Com a divisão do povo ária em Índia e em Irã no segundo milênio, ergue-se também uma oposição dos deuses e dos demônios. Indra, deus luminoso da função guerreira, venerado junto com Varuna, torna-se no Avesta o próprio tipo de daeva, o demônio obstinado em romper a ordem cósmica (Rta/Asha). Os deuses indianos, devas, tomam-se nas Gâthâs, como mais tarde para Xerxes, daevas, os demônios da corte ahrimaniana. De seu lado a índia transformou os Asuras em diabos mentirosos em oposição a seus devas nascidos da verdade. Mas ao passo que Varuna se torna uma divindade menor ao lado de Indra, de Vishnu e de Rudra na Índia, o Irã pré-zoroástrico faz de seu ahura principal, parelha de Varuna, o grande deus Ahura Masda, cujo segundo nome corresponde ao védico medha (sabedoria), onisciência que Zoroastro irá espiritualizar totalmente. Da mesma forma Vaiu, divindade indo-iraniana importante do ‘”vazio atmosférico” entre o céu e a terra, da natureza que assume o gênio do vento para o bem ou o mal (Ram Yt. 15), terá provavelmente ajudado Zoroastro a conceber a luta de seus dois Espíritos.
Ahura Masda existia sob seus dois nomes como deus proto-iraniano antes do Profeta? Ele foi identificado sobre uma placa de prata do Luristão (século VIII/VII a.C.) ao lado de Zervan e Ahriman, formando uma tríade não zoroástrica com Zervan; do mesmo modo que, sobre uma placa em ouro de Hamadan do rei Ariaramme (v. -640/-590), ancestral dos aquemênidas, que proclamava: “Este país dos persas que eu possuo, provido de belos cavalos e de bons homens, foi o grande deus Ahuramasda quem ME deu. Eu sou o rei deste país.” A forma Ahuramasda, utilizada por Ariaramme, como por seus sucessores até Xerxes, não pode ser senão posterior à estilização em duas palavras por Zoroastro, que citava indiferentemente Ahura e Masda ou na ordem Ahura Masda ou Ahura (Sábio Senhor ou Senhor Sábio), indicação de uma primeira fase instável do nome divino. Mesmo que Zoroastro tenha encontrado seu deus supremo já munido do qualificativo Masda, que encarna a sabedoria, esse deus seria ainda feito muito à imagem dos homens para lhes servir de Príncipe imaculado da sabedoria. Não somente o Sábio iria purificá-lo de seus elementos naturalistas, como iria, com a transcendência, conferir-lhe uma sabedoria tal que o “Senhor Sabedoria” sairá completamente transfigurado de sua natureza precedente.

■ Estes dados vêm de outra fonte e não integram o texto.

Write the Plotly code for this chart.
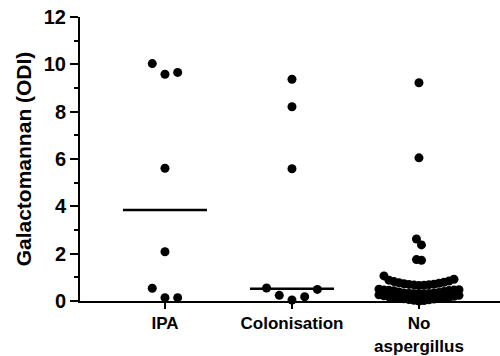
import numpy as np
import plotly.graph_objects as go

# ---------------- data ----------------
categories = ["IPA", "Colonisation", "No aspergillus"]
tick_labels = ["IPA", "Colonisation", "No<br>aspergillus"]

ipa_values = [0.14, 0.14, 0.54, 2.08, 5.61, 9.58, 9.66, 10.03]
colonisation_values = [0.04, 0.18, 0.24, 0.49, 0.55, 5.59, 8.21, 9.37]
no_aspergillus_values = [
    0.00, 0.02, 0.03, 0.05, 0.06, 0.08, 0.09, 0.11, 0.12, 0.14, 0.15, 0.17,
    0.18, 0.20, 0.22, 0.24, 0.26,
    0.28, 0.29, 0.30, 0.31, 0.32, 0.33, 0.34, 0.36, 0.38, 0.40, 0.43, 0.44,
    0.45, 0.46, 0.47, 0.48, 0.50,
    0.66, 0.67, 0.68, 0.69, 0.70, 0.71, 0.73, 0.75, 0.77, 0.79, 0.82, 0.84,
    0.88, 0.92, 1.06,
    1.72, 1.75, 2.37, 2.62, 6.05, 9.22,
]
group_values = [ipa_values, colonisation_values, no_aspergillus_values]

y_tick_values = [0, 2, 4, 6, 8, 10, 12]
y_tick_labels = ["0", "2", "4", "6", "8", "10", "12"]
y_title = "Galactomannan (ODI)"

# ---------------- layout / style ----------------
W, H = 500, 356
ML, MR, MT, MB = 80, 0, 17, 55
X_RANGE = [-0.669, 2.638]
Y_RANGE = [0, 12]
PX_X = (W - ML - MR) / (X_RANGE[1] - X_RANGE[0])
SWARM_STEP_PX = [12.7, 12.7, 5.0]
SWARM_HALF_PX = 40.0
ROW_GAP = 0.45
MEDIAN_HALF_PX = 42.0
FONT = "Arial, Liberation Sans, sans-serif"


def swarm_offsets(values, step_px):
    vals = np.asarray(values, dtype=float)
    order = np.argsort(vals, kind="stable")
    max_per_row = int(2 * SWARM_HALF_PX // step_px) + 1
    rows, cur = [], [order[0]]
    for a, b in zip(order[:-1], order[1:]):
        if vals[b] - vals[a] > ROW_GAP:
            rows.append(cur)
            cur = [b]
        else:
            cur.append(b)
    rows.append(cur)
    chunks = []
    for r in rows:
        for s in range(0, len(r), max_per_row):
            chunks.append(r[s:s + max_per_row])
    off = np.zeros(len(vals))
    for c in chunks:
        n = len(c)
        if n % 2:
            slots = [0] + [s for k in range(1, n) for s in (k, -k)]
        else:
            slots = [s for k in range(n) for s in (k + 0.5, -(k + 0.5))]
        for idx, s in zip(c, slots):
            off[idx] = s * step_px / PX_X
    return off


def bold(t):
    return "<b>" + t.replace("<br>", "</b><br><b>") + "</b>"


fig = go.Figure()
for gi, vals in enumerate(group_values):
    offs = swarm_offsets(vals, SWARM_STEP_PX[gi])
    fig.add_trace(go.Scatter(
        x=gi + offs, y=vals, mode="markers",
        marker=dict(color="black", size=9, line=dict(width=0)),
        cliponaxis=False, showlegend=False, hoverinfo="skip",
    ))
    med = float(np.median(vals))
    half = MEDIAN_HALF_PX / PX_X
    fig.add_trace(go.Scatter(
        x=[gi - half, gi + half], y=[med, med], mode="lines",
        line=dict(color="black", width=2.6),
        cliponaxis=False, showlegend=False, hoverinfo="skip",
    ))

fig.update_layout(
    width=W, height=H,
    margin=dict(l=ML, r=MR, t=MT, b=MB, pad=0),
    paper_bgcolor="white", plot_bgcolor="white",
    font=dict(family=FONT, color="#000000", size=18),
)
fig.update_xaxes(
    range=X_RANGE, tickmode="array", tickvals=list(range(len(categories))),
    ticktext=[bold(t) for t in tick_labels], ticks="outside", ticklen=6, tickwidth=2,
    tickcolor="black", showline=True, linewidth=2, linecolor="black",
    showgrid=False, zeroline=False, automargin=False,
    tickfont=dict(family=FONT, size=17, color="#000000"),
)
fig.update_yaxes(
    range=Y_RANGE, tickmode="array", tickvals=y_tick_values,
    ticktext=[bold(t) for t in y_tick_labels],
    ticks="outside", ticklen=8, tickwidth=2, tickcolor="black",
    showline=True, linewidth=2, linecolor="black",
    showgrid=False, zeroline=False, automargin=False,
    minor=dict(dtick=1, ticks="outside", ticklen=4, tickwidth=2, tickcolor="black", showgrid=False),
    tickfont=dict(family=FONT, size=20, color="#000000"),
    title=dict(text=bold(y_title), font=dict(family=FONT, size=21, color="#000000"), standoff=6),
)

fig.write_html(
    "out.html",
    config={"displayModeBar": False},
    post_script="document.body.style.margin='0';",
)
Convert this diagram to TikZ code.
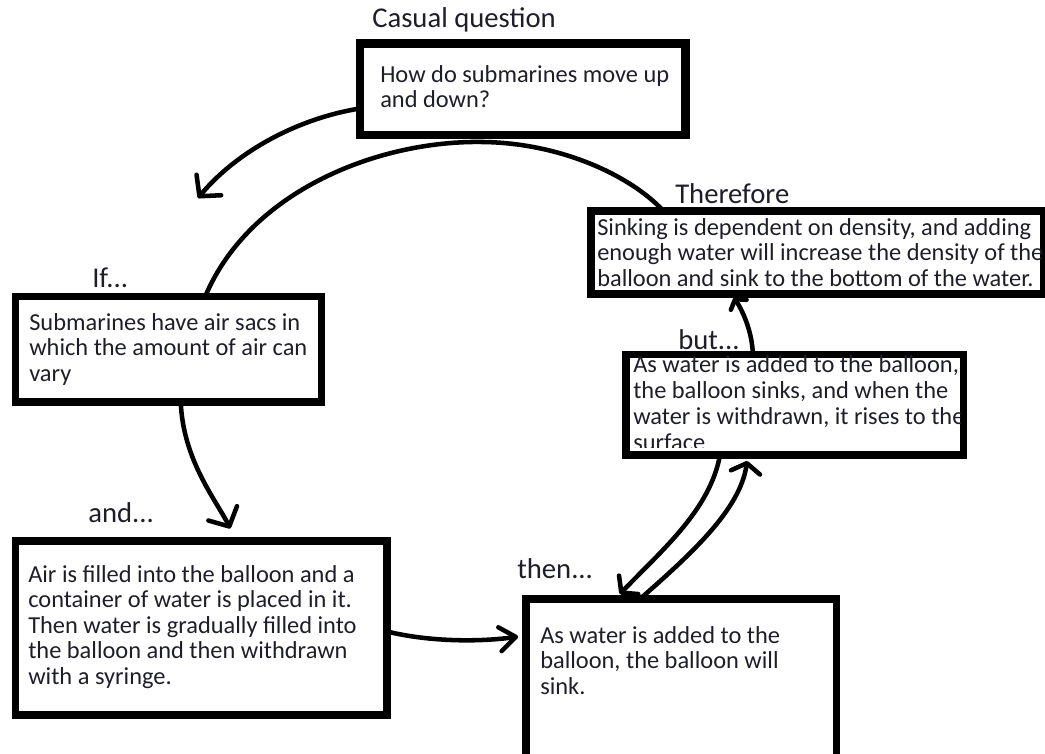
\documentclass[tikz,border=0pt]{standalone}
\usepackage{fontspec}
\setmainfont{Carlito}
\usetikzlibrary{arrows.meta,fit,calc}
\definecolor{ink}{RGB}{30,30,40}
\begin{document}
\begin{tikzpicture}[x=0.75pt,y=-0.75pt,
  box/.style={draw=black, line width=5.5pt, inner sep=0pt, outer sep=0pt},
  body/.style={anchor=north west, inner sep=0pt, align=left, text=ink,
    font=\fontsize{18.3}{19.1}\selectfont},
  tag/.style={anchor=base west, inner sep=0pt, text=ink,
    font=\fontsize{21.5}{25}\selectfont},
  link/.style={line width=3.4pt, line cap=round, line join=round},
  barb/.style 2 args={-{Straight Barb[round,length=#1,width=#2]}}]

\clip (0,0) rectangle (1045,753);

% boxes
\node (qbox) [box, line width=6.5pt, fit={(360,43.5) (685.5,135)}] {};
\node (tbox) [box, line width=6pt, fit={(591,211) (1044,293.5)}] {};
\node (bbox) [box, fit={(626,354.5) (963.5,455)}] {};
\node (nbox) [box, fit={(526,599) (836.5,762)}] {};
\node (abox) [box, fit={(15.5,541) (387,715)}] {};
\node (ibox) [box, fit={(15.5,296.5) (321.5,402)}] {};

% box texts
\node (qtext) [body] at (380,64.2) {\strut How do submarines move up\\and down?};
\node (ttext) [body] at (597,217.2) {\strut Sinking is dependent on density, and adding\\enough water will increase the density of the\\balloon and sink to the bottom of the water.};
\begin{scope}
  % the text frame is shorter than the box, so the last line is cut off
  \clip (bbox.north west) rectangle ($(bbox.south east)+(-3,-8)$);
  \node (btext) [body, font=\fontsize{18.3}{19.4}\selectfont] at (633,354.2)
    {\strut As water is added to the balloon,\\the balloon sinks, and when the\\water is withdrawn, it rises to the\\surface};
\end{scope}
\node (ntext) [body] at (540,625.2) {\strut As water is added to the\\balloon, the balloon will\\sink.};
\node (atext) [body] at (28,564.2) {\strut Air is filled into the balloon and a\\container of water is placed in it.\\Then water is gradually filled into\\the balloon and then withdrawn\\with a syringe.};
\node (itext) [body] at (29,312.2) {\strut Submarines have air sacs in\\which the amount of air can\\vary};

% labels
\node (casual) [tag] at (372,27) {Casual question};
\node (therefore) [tag] at (675,203) {Therefore};
\node (if) [tag] at (92,287) {If...};
\node (but) [tag] at (678,349) {but...};
\node (and) [tag] at (88,522) {and...};
\node (then) [tag] at (517,578) {then...};

% connectors
\coordinate (qtip) at (198,198);
\draw[link, barb={11pt}{24pt}]
  ($(qbox.north west)!0.71!(qbox.south west)$)
  .. controls (300,118) and (238,150) .. (qtip);
\draw[link]
  ($(ibox.north west)!0.62!(ibox.north east)$)
  .. controls (250,190) and (380,140) .. (483,142)
  .. controls (560,143) and (630,175) .. ($(tbox.north west)!0.16!(tbox.north east)$);
\draw[link, barb={11pt}{24pt}, shorten >=10.5pt]
  ($(ibox.south west)!0.54!(ibox.south east)$)
  .. controls (183,460) and (216,500) .. ($(abox.north west)!0.595!(abox.north east)$);
\draw[link, barb={12pt}{18pt}, shorten >=6pt]
  ($(abox.north east)!0.52!(abox.south east)$)
  .. controls (430,642) and (480,642) .. ($(nbox.north west)!0.224!(nbox.south west)$);
\draw[link, barb={8pt}{20pt}, shorten >=5pt]
  ($(bbox.south west)!0.2785!(bbox.south east)$)
  .. controls (710,510) and (662,550) .. ($(nbox.north west)!0.287!(nbox.north east)$);
\draw[link, barb={7pt}{22pt}, shorten >=4.5pt]
  ($(nbox.north west)!0.367!(nbox.north east)$)
  .. controls (690,555) and (740,510) .. ($(bbox.south west)!0.3615!(bbox.south east)$);
\draw[link, barb={5pt}{14pt}, shorten >=3.4pt]
  ($(bbox.north west)!0.376!(bbox.north east)$)
  .. controls (752,330) and (742,310) .. ($(tbox.south west)!0.31!(tbox.south east)$);
\end{tikzpicture}
\end{document}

Zoroastro foi, sem dúvida, o primeiro profeta a pregar a unidade, o esplendor e a bondade de Deus com mais força e num plano transcendental mais elevado do que fez o místico faraó Aquenaton no Egito do século XIV a.C. Se Ahura Masda já era, anteriormente, revestido de aspectos morais idênticos aos de seu alterego indiano Varuna, guardião da ordem cósmica mas também justiceiro a quem os homens se submetiam como diante de um déspota, esse deus exigia ainda sacrifícios propiciatórios que precisamente Zoroastro iria rejeitar energicamente. Da mesma forma Mitra, que permaneceu ignorado pelo Sábio por seus aspectos antipáticos de deus da guerra presidindo ao Sacrifício ritual do touro e da embriaguez pelo haoma será introduzido posteriormente no culto zoroástrico, que não tinha adotado nenhum outro deus a não ser Ahura Masda. Nas Gâthâs aparece, antes dos filósofos da Atica, a primeira noção espiritualizada de Deus. O deus único de Zoroastro não preservou para si nada a não ser sua soberania sobre o cosmos que o envolve e que sua transcendência moral irá dominar completamente. O aspecto uraniano se vê fortemente penetrado de moralização zoroástrica. Ahura Masda diz: “A mim os bons pensamentos, as boas palavras, as boas ações, e eu tenho por vestimenta o céu, que foi o primeiro a ser criado deste mundo material… os bons pensamentos, as boas palavras, as boas ações são meu alimento”. (Dr. IX, 30.7).
A dualidade de aspectos panteístas e morais apresenta a clivagem teológica efetuada por Zoroastro na sublimação de Ahura Masda, pois dali em diante ele não mais se identifica com o universo que não faz mais do que vesti-lo. Entretanto, se ele transcende os elementos da criação física, não continua sendo o Pai do Fogo primordial (Atar), o Polo da Luz essencial que precede e engendra os fogos estelares do cosmos.
Mas a “luz” do grande deus masdeísta torna-se, para o Autor das Gâthâs, sinônimo de “pensamento puro”.